Begin DATA LINES

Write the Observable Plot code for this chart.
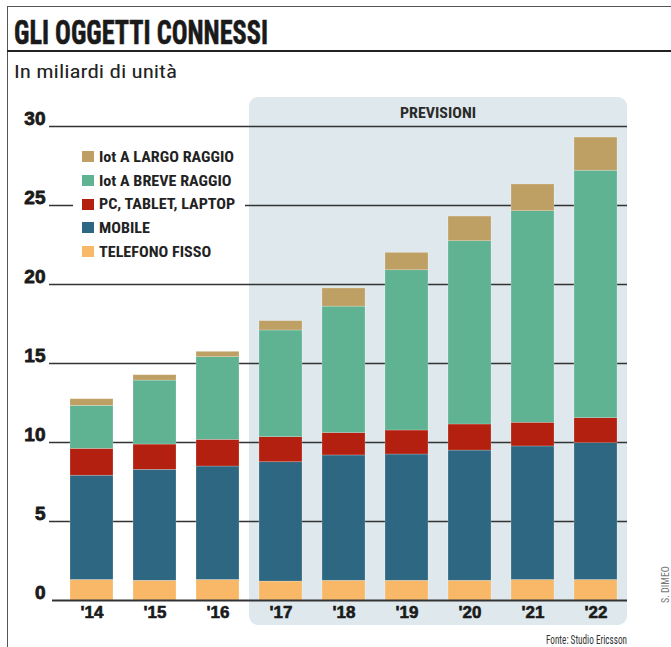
<!DOCTYPE html>
<html><head><meta charset="utf-8">
<script src="https://cdn.jsdelivr.net/npm/d3@7"></script>
<script src="https://cdn.jsdelivr.net/npm/@observablehq/plot@0.6"></script>
<style>
html,body{margin:0;padding:0;background:#fff}
body{width:671px;height:647px;overflow:hidden;position:relative;font-family:"Liberation Sans",Arial,sans-serif;color:#1b1b1b}
.narrow{font-family:"Liberation Sans Narrow","Roboto Condensed","DejaVu Sans Condensed","Liberation Sans",sans-serif;font-stretch:condensed}
.ln-top{position:absolute;left:7px;right:0;top:6px;border-top:1.5px solid #555}
.ln-left{position:absolute;left:7px;top:6px;bottom:0;border-left:1.5px solid #555}
.ln-title{position:absolute;left:7px;right:0;top:50px;border-top:2px solid #222}
.fit{position:absolute;display:inline-block;white-space:nowrap;transform-origin:0 0;line-height:1}
#title{left:14px;top:15px;font-size:34px;font-weight:bold;color:#1a1a1a;-webkit-text-stroke:0.6px #1a1a1a}
#subtitle{left:14px;top:62px;font-size:19px;color:#222}
#chart{position:absolute;left:0;top:90px}
#legend{position:absolute;left:73px;top:145px;width:172px;background:#fff;padding:0}
.item{height:23.7px;display:flex;align-items:center;padding-left:9px}
.sw{width:12px;height:11px;flex:none;margin-right:5px}
.lab{display:inline-block;white-space:nowrap;transform-origin:0 50%;font-size:14px;font-weight:bold;color:#222;line-height:1}
#source{left:546px;top:634px;font-size:12px;color:#333}
#credit{position:absolute;left:660px;top:603px;font-size:10px;color:#777;transform:rotate(-90deg);transform-origin:0 0;white-space:nowrap}
</style>
</head><body>
<div class="ln-top"></div>
<div class="ln-left"></div>
<div class="ln-title"></div>
<div id="title" class="fit narrow">GLI OGGETTI CONNESSI</div>
<div id="subtitle" class="fit narrow">In miliardi di unità</div>
<div id="chart"></div>
<div id="legend" class="narrow"></div>
<div id="source" class="fit narrow">Fonte: Studio Ericsson</div>
<div id="credit" class="narrow">S. DIMEO</div>
<script>
// ---- data ----
const years = ["'14", "'15", "'16", "'17", "'18", "'19", "'20", "'21", "'22"];
const forecastYears = ["'17", "'18", "'19", "'20", "'21", "'22"];
const forecastLabel = "PREVISIONI";
const seriesNames = ["TELEFONO FISSO", "MOBILE", "PC, TABLET, LAPTOP", "Iot A BREVE RAGGIO", "Iot A LARGO RAGGIO"];
const legendOrder = ["Iot A LARGO RAGGIO", "Iot A BREVE RAGGIO", "PC, TABLET, LAPTOP", "MOBILE", "TELEFONO FISSO"];
const seriesColors = ["#f8b868", "#2e6781", "#b3200f", "#5fb393", "#bfa064"];
const telefonoFisso = [1.3, 1.25, 1.3, 1.2, 1.25, 1.25, 1.25, 1.3, 1.3];
const mobile = [6.6, 7.02, 7.18, 7.55, 7.93, 7.99, 8.24, 8.45, 8.66];
const pcTabletLaptop = [1.7, 1.6, 1.69, 1.59, 1.42, 1.52, 1.65, 1.5, 1.58];
const iotBreve = [2.72, 4.05, 5.23, 6.75, 8.0, 10.14, 11.6, 13.39, 15.66];
const iotLargo = [0.42, 0.34, 0.34, 0.59, 1.15, 1.1, 1.56, 1.69, 2.1];
const yTicks = [0, 5, 10, 15, 20, 25, 30];

const seriesArrays = [telefonoFisso, mobile, pcTabletLaptop, iotBreve, iotLargo];
const rows = [];
years.forEach((yr, i) => seriesArrays.forEach((arr, k) => rows.push({year: yr, series: seriesNames[k], value: arr[i]})));

const NARROW = '"Liberation Sans Narrow","Roboto Condensed","DejaVu Sans Condensed","Liberation Sans",sans-serif';

// forecast panel drawn from the scales
function forecastPanel(index, scales) {
  const x = scales.x, y = scales.y;
  const bw = typeof x.bandwidth === "function" ? x.bandwidth() : x.bandwidth;
  const step = x(years[1]) - x(years[0]);
  const gap = step - bw;
  const left = x(forecastYears[0]) - gap / 2;
  const right = x(forecastYears[forecastYears.length - 1]) + bw + gap / 2;
  const top = y(30) - 29, bottom = y(0) + 25;
  const g = d3.create("svg:g");
  g.append("rect").attr("x", left).attr("y", top).attr("width", right - left).attr("height", bottom - top)
    .attr("rx", 9).attr("fill", "#dfe9ed");
  g.append("text").attr("x", (left + right) / 2).attr("y", y(30) - 8).attr("text-anchor", "middle")
    .attr("font-family", NARROW).attr("font-weight", "bold").attr("font-size", 15).attr("fill", "#2a2a2a")
    .attr("textLength", 76).attr("lengthAdjust", "spacingAndGlyphs").text(forecastLabel);
  return g.node();
}

const chart = Plot.plot({
  width: 671,
  height: 557,
  marginLeft: 52,
  marginRight: 44,
  marginTop: 36,
  marginBottom: 47,
  style: {background: "transparent", overflow: "visible"},
  x: {type: "band", domain: years, paddingInner: 0.32, paddingOuter: 0.1875, align: 0.63, axis: null},
  y: {domain: [0, 30], axis: null},
  color: {domain: seriesNames, range: seriesColors},
  marks: [
    forecastPanel,
    Plot.ruleY(yTicks.filter(d => d > 0), {stroke: "#333", strokeWidth: 1.4, insetLeft: -3}),
    Plot.barY(rows, {x: "year", y: "value", fill: "series", stroke: "#ffffff", strokeOpacity: 0.35, strokeWidth: 0.6}),
    Plot.ruleY([0], {stroke: "#333", strokeWidth: 2}),
    Plot.text(yTicks, {y: d => d, frameAnchor: "left", textAnchor: "end", dx: -7, dy: -8,
      fontSize: 19, fontWeight: "bold", fontFamily: "Liberation Sans, Arial, sans-serif",
      fill: "#1a1a1a", stroke: "#1a1a1a", strokeWidth: 0.8}),
    Plot.text(years, {x: d => d, frameAnchor: "bottom", lineAnchor: "top", dy: 5,
      fontSize: 17, fontWeight: "bold", fontFamily: "Liberation Sans, Arial, sans-serif",
      fill: "#1a1a1a", stroke: "#1a1a1a", strokeWidth: 0.6})
  ]
});
document.getElementById("chart").appendChild(chart);

// legend
const legend = document.getElementById("legend");
legendOrder.forEach(name => {
  const it = document.createElement("div"); it.className = "item";
  const sw = document.createElement("span"); sw.className = "sw";
  sw.style.background = seriesColors[seriesNames.indexOf(name)];
  const lab = document.createElement("span"); lab.className = "lab"; lab.textContent = name;
  it.appendChild(sw); it.appendChild(lab); legend.appendChild(it);
});

function fit(el, target) {
  const w = el.getBoundingClientRect().width;
  el.style.transform = `scaleX(${target / w})`;
  return target / w;
}
fit(document.getElementById("title"), 254);
fit(document.getElementById("subtitle"), 163);
fit(document.getElementById("source"), 81);
const labs = legend.querySelectorAll(".lab");
const k = 135 / labs[0].getBoundingClientRect().width;
labs.forEach(l => l.style.transform = `scaleX(${k})`);
</script>
</body></html>
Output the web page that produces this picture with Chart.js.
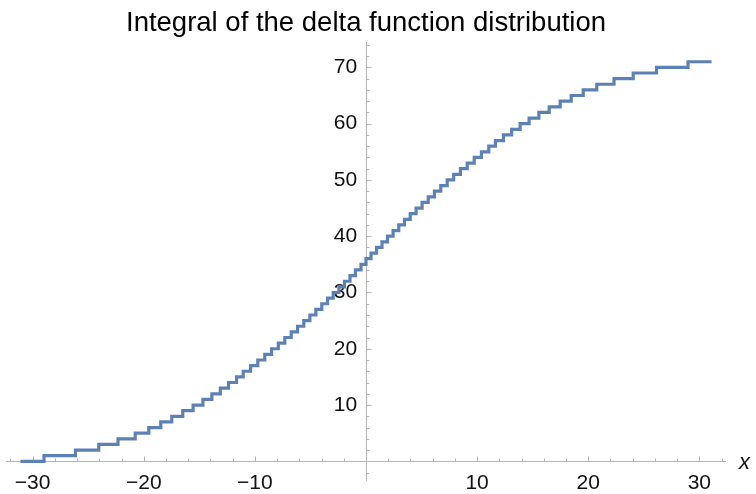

End DATA LINES

THE REQUEST:
Only the number is wanted: how many lines in the preceding entries hold the string "this"?

ANSWER TO THE EXERCISE:
2